» Data extract:
───
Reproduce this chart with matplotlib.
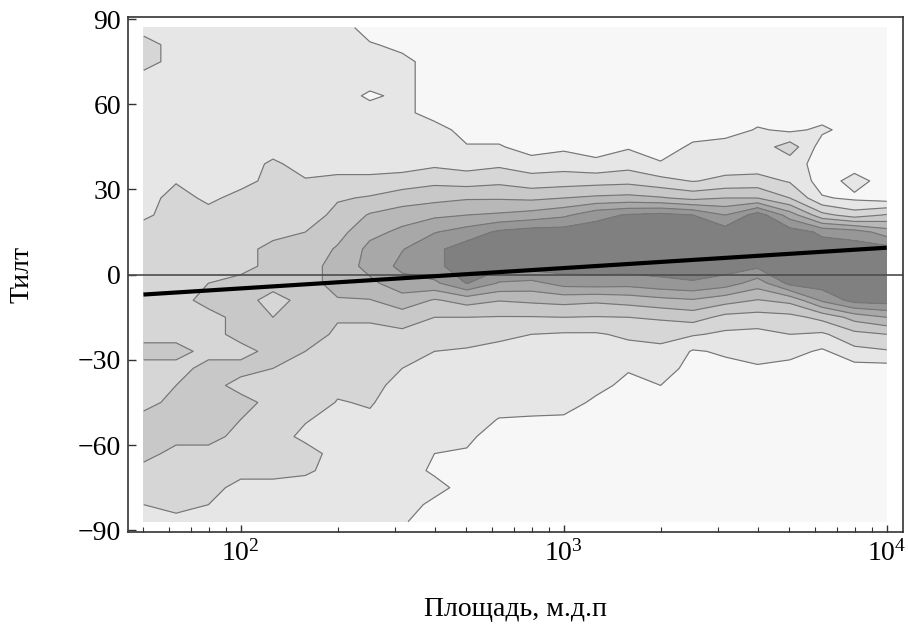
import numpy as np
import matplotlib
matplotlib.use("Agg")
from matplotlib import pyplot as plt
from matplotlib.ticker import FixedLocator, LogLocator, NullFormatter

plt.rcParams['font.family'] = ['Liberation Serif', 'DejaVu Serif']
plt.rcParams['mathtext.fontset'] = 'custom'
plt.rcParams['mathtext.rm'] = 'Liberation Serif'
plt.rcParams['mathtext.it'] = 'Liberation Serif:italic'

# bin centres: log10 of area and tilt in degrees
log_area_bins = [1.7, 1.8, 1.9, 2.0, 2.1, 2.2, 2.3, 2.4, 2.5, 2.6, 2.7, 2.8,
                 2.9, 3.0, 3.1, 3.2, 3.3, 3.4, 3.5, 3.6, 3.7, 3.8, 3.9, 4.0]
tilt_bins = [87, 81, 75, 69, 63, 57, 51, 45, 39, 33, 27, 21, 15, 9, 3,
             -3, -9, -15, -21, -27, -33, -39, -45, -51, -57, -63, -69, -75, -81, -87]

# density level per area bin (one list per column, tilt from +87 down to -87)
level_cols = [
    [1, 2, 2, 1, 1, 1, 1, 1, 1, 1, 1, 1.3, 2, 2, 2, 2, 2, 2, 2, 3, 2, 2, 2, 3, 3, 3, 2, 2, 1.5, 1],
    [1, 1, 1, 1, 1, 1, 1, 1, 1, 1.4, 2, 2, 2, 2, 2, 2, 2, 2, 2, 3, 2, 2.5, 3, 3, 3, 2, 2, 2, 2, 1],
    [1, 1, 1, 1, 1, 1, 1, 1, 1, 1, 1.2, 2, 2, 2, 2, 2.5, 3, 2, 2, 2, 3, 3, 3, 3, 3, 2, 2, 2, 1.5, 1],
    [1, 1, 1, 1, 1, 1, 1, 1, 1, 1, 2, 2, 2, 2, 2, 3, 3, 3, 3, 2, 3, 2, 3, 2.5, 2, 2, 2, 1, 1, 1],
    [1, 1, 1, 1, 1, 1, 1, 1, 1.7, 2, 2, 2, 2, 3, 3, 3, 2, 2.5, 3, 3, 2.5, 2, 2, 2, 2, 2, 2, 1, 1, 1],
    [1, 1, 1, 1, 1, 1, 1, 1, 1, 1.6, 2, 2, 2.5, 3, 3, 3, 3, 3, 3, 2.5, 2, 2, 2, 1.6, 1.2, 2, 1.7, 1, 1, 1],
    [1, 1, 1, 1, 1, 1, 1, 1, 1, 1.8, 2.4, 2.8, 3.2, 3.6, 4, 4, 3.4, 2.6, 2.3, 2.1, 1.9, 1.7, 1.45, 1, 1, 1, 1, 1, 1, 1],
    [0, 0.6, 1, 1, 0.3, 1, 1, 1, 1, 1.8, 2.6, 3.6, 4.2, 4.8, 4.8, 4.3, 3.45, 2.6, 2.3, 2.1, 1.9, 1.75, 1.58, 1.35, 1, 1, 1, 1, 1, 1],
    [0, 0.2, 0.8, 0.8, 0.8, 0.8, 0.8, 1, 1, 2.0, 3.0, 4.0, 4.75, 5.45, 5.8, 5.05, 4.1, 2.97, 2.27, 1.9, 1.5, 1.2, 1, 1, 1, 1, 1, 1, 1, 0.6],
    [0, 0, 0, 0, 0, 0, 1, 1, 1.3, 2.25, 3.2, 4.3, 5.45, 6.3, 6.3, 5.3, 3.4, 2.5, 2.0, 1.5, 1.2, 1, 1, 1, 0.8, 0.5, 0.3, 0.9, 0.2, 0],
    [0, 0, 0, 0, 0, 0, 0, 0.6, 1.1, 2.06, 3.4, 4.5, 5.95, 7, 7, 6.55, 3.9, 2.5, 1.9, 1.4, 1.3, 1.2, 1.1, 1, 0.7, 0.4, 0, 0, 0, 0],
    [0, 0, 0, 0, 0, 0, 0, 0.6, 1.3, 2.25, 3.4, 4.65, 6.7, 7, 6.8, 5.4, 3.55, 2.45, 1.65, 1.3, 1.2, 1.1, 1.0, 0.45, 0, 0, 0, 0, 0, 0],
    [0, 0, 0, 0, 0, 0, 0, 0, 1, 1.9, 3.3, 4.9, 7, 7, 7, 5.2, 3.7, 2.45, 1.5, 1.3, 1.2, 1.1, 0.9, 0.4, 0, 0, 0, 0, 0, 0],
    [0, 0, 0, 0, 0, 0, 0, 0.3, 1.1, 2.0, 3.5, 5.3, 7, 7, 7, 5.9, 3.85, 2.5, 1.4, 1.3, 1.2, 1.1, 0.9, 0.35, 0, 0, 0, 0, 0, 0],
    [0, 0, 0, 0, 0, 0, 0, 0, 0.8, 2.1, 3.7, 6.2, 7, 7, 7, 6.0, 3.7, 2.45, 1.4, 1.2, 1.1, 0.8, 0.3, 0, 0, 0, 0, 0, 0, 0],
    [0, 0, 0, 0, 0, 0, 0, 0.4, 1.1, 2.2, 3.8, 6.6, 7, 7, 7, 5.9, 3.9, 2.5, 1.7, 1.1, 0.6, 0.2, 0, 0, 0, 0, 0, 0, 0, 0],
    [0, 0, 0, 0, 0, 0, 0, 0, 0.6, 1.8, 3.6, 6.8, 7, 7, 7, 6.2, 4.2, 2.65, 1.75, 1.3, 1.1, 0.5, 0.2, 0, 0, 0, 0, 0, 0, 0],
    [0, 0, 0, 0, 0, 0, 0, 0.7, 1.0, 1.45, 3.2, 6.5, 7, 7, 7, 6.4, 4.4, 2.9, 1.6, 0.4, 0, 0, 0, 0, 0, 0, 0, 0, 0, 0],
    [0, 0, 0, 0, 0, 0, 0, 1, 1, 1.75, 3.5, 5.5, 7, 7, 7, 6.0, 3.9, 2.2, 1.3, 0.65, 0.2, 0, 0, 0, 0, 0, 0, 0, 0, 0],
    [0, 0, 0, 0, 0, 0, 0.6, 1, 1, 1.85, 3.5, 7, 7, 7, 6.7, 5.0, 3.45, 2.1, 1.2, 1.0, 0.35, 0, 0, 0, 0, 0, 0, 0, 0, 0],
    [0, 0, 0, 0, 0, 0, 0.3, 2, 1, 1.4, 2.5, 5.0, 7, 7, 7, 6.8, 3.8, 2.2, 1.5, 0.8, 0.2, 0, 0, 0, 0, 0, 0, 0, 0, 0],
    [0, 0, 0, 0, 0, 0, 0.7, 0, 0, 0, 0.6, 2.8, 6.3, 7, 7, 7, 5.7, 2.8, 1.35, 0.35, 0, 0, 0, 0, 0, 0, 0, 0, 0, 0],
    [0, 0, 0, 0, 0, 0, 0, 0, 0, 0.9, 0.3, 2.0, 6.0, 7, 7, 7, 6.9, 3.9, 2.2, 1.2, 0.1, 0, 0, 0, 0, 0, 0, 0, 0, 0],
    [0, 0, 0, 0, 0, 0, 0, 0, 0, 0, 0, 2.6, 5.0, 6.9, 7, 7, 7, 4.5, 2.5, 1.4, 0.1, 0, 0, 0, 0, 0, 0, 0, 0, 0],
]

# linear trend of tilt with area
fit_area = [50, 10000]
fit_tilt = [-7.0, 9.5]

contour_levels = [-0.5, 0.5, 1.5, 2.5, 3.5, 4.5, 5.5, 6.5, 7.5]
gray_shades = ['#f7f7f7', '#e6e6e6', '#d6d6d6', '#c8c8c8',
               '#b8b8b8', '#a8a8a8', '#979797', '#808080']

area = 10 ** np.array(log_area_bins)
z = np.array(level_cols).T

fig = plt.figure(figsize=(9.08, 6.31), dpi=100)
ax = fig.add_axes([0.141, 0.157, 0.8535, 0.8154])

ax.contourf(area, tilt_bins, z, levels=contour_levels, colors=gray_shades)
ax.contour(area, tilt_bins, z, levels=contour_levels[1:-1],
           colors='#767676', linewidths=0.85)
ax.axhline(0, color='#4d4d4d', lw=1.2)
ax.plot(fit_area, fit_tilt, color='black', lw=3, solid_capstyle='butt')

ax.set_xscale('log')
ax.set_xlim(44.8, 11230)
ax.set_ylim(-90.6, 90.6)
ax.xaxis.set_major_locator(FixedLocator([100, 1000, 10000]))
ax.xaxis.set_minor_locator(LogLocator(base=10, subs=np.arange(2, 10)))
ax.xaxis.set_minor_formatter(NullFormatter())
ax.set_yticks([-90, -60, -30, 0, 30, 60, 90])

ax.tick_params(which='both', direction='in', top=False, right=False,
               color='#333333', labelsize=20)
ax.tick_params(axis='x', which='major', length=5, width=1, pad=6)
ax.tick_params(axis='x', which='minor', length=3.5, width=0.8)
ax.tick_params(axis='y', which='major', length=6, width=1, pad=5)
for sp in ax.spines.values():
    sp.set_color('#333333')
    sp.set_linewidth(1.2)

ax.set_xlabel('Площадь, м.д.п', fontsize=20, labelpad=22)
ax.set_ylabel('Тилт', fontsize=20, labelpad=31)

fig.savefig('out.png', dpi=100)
───
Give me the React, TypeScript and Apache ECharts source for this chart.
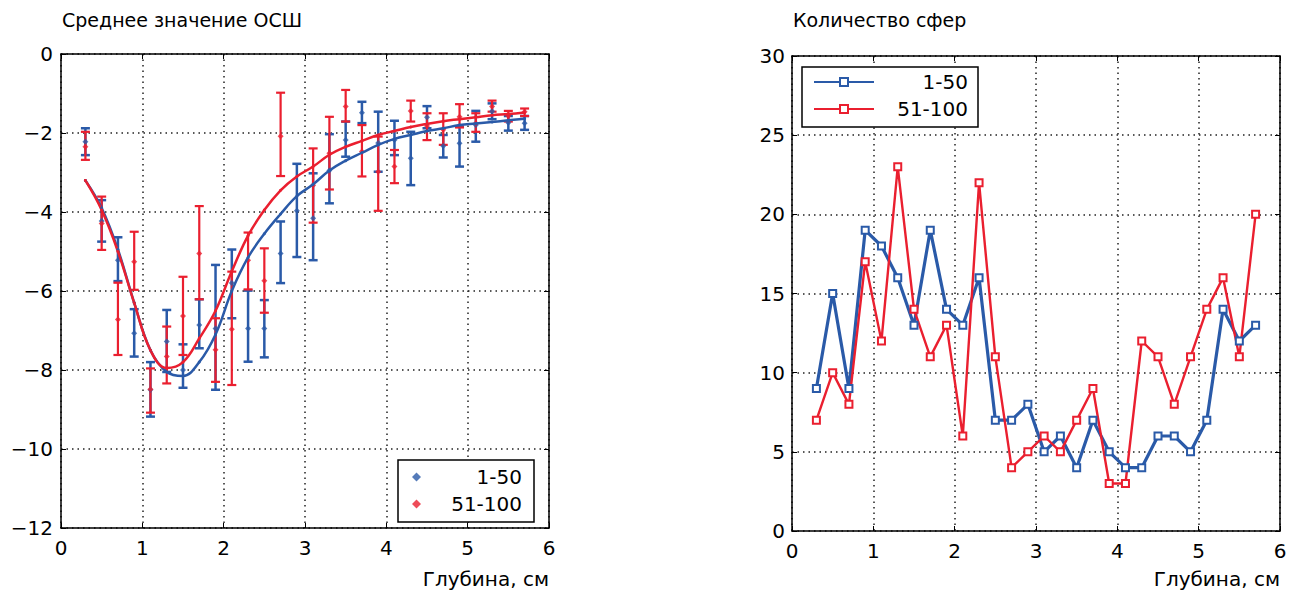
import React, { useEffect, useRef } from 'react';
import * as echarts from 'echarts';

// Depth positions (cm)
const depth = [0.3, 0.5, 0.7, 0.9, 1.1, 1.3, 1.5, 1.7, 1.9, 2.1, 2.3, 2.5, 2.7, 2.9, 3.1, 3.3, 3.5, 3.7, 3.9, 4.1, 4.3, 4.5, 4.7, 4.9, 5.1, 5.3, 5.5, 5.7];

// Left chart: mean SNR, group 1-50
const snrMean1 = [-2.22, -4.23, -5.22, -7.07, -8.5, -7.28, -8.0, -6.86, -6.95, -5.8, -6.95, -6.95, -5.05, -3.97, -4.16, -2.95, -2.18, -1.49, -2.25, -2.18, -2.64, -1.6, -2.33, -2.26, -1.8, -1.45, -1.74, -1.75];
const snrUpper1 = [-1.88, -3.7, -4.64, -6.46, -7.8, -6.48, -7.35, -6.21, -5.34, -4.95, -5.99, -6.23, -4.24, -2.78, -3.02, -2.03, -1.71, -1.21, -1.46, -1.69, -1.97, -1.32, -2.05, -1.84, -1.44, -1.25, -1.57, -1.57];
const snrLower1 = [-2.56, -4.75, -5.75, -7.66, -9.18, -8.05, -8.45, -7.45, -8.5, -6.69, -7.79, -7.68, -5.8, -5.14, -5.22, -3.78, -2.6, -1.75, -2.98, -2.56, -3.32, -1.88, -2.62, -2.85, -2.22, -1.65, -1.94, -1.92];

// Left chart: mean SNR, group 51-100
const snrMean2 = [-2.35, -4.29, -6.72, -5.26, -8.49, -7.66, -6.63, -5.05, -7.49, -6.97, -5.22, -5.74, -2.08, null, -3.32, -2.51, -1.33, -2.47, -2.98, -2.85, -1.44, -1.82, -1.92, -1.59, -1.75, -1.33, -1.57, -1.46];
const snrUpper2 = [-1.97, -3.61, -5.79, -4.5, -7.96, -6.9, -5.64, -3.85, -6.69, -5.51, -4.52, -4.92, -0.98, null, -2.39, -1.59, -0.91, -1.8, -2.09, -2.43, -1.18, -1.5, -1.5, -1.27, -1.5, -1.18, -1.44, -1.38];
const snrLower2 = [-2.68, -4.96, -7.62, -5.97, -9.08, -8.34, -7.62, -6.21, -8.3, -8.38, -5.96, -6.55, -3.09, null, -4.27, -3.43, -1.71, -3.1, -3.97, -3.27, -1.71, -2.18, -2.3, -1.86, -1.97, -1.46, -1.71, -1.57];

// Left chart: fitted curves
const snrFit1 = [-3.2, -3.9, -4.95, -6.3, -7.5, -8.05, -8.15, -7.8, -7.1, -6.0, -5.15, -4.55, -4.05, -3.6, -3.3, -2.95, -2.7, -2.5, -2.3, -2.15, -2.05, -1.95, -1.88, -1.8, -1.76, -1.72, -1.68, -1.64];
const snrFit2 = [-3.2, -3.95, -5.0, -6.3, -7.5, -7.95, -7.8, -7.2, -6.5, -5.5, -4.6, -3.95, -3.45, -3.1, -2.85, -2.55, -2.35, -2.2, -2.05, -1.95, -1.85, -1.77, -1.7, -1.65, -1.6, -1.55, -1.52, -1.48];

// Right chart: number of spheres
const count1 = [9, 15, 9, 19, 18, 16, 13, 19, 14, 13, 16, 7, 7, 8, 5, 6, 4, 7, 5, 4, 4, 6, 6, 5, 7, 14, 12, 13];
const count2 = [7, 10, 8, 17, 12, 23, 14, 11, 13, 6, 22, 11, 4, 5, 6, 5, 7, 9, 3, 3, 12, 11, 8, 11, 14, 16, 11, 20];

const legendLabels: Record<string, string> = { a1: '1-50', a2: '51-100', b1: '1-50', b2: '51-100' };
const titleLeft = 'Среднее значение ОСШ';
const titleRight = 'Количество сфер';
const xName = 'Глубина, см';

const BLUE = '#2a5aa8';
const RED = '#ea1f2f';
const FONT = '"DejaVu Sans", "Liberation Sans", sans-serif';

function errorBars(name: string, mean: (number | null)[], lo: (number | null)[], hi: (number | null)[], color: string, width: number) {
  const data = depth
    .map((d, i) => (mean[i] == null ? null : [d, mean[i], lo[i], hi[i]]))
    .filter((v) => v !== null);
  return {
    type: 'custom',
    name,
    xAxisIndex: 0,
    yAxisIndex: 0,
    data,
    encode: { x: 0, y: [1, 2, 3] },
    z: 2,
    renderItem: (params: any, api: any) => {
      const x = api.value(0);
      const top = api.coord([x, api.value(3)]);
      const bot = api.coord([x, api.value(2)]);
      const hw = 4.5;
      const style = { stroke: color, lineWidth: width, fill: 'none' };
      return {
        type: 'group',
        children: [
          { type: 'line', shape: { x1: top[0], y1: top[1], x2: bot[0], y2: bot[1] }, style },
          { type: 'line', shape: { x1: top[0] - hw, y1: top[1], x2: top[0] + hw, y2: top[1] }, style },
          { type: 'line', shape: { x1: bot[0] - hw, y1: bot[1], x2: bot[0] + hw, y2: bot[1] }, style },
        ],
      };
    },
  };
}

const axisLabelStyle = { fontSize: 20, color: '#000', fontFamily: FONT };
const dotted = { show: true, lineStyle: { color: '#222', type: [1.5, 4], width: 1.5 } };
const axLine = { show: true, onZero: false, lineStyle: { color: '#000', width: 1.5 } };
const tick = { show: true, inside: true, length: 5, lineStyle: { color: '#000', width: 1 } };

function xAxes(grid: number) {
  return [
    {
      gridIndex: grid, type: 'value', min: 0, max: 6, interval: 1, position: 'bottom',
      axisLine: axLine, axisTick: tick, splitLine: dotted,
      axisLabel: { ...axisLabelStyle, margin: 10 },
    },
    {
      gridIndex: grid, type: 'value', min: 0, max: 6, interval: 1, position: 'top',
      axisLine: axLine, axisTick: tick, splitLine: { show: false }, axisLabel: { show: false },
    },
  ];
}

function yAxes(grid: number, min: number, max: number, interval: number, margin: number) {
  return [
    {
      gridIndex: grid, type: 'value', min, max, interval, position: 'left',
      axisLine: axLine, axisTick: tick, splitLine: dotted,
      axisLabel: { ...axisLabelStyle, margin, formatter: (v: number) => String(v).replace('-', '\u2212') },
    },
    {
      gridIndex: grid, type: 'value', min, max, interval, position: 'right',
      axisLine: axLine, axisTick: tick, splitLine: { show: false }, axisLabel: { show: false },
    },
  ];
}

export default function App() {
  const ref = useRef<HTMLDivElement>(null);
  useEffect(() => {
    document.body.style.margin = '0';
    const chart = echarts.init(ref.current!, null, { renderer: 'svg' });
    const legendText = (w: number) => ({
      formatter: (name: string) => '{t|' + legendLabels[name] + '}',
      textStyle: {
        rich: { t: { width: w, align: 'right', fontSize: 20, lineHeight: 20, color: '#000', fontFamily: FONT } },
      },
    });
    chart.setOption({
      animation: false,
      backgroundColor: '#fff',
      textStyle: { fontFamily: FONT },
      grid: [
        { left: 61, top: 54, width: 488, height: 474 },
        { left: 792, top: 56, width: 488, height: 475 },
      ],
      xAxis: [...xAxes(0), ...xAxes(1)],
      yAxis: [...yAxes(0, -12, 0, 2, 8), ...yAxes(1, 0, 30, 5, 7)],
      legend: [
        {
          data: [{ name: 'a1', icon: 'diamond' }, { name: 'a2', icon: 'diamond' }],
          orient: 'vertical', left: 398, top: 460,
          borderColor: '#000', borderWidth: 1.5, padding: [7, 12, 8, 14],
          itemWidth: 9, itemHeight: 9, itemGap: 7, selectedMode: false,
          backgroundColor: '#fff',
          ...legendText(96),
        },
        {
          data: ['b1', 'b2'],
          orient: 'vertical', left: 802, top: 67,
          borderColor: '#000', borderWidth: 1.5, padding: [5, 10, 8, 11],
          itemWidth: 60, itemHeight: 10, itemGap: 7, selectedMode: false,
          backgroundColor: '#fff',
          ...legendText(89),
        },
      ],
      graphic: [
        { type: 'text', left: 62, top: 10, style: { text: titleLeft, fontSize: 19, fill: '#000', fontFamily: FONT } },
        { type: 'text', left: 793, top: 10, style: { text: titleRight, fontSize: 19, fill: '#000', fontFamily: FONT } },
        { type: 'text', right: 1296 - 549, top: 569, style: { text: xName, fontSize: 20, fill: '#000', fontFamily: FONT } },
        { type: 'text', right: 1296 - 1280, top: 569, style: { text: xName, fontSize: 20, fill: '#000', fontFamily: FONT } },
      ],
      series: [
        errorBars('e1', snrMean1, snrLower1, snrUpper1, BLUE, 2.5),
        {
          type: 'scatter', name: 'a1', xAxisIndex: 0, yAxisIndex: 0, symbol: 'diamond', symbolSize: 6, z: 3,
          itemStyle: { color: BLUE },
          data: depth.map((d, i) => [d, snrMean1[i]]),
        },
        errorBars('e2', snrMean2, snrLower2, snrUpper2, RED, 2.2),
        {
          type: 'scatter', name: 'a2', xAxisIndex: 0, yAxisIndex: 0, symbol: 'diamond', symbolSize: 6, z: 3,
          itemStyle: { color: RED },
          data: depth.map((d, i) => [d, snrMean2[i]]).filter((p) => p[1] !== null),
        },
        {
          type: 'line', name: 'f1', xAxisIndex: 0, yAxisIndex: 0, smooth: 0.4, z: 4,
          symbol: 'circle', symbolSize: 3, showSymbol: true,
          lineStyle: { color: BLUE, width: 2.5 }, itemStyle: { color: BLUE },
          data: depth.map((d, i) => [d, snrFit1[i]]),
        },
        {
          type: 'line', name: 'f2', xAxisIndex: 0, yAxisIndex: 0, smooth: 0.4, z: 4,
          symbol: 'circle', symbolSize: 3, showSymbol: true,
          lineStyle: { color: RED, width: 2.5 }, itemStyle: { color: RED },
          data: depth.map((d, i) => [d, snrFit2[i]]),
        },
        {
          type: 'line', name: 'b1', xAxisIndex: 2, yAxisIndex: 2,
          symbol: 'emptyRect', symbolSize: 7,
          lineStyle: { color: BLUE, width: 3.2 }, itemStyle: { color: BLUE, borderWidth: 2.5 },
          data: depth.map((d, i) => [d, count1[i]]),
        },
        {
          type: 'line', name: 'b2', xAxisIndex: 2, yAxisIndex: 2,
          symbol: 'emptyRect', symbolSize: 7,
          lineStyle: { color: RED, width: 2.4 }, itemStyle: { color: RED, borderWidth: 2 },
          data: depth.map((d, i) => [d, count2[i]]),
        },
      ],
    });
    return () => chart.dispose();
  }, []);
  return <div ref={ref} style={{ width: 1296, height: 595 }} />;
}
───
» The task: Copy, from the material above, each line in which the string "with" occurs.

» Output of the exercise:
Reproduce this chart with matplotlib.
# linear trend of tilt with area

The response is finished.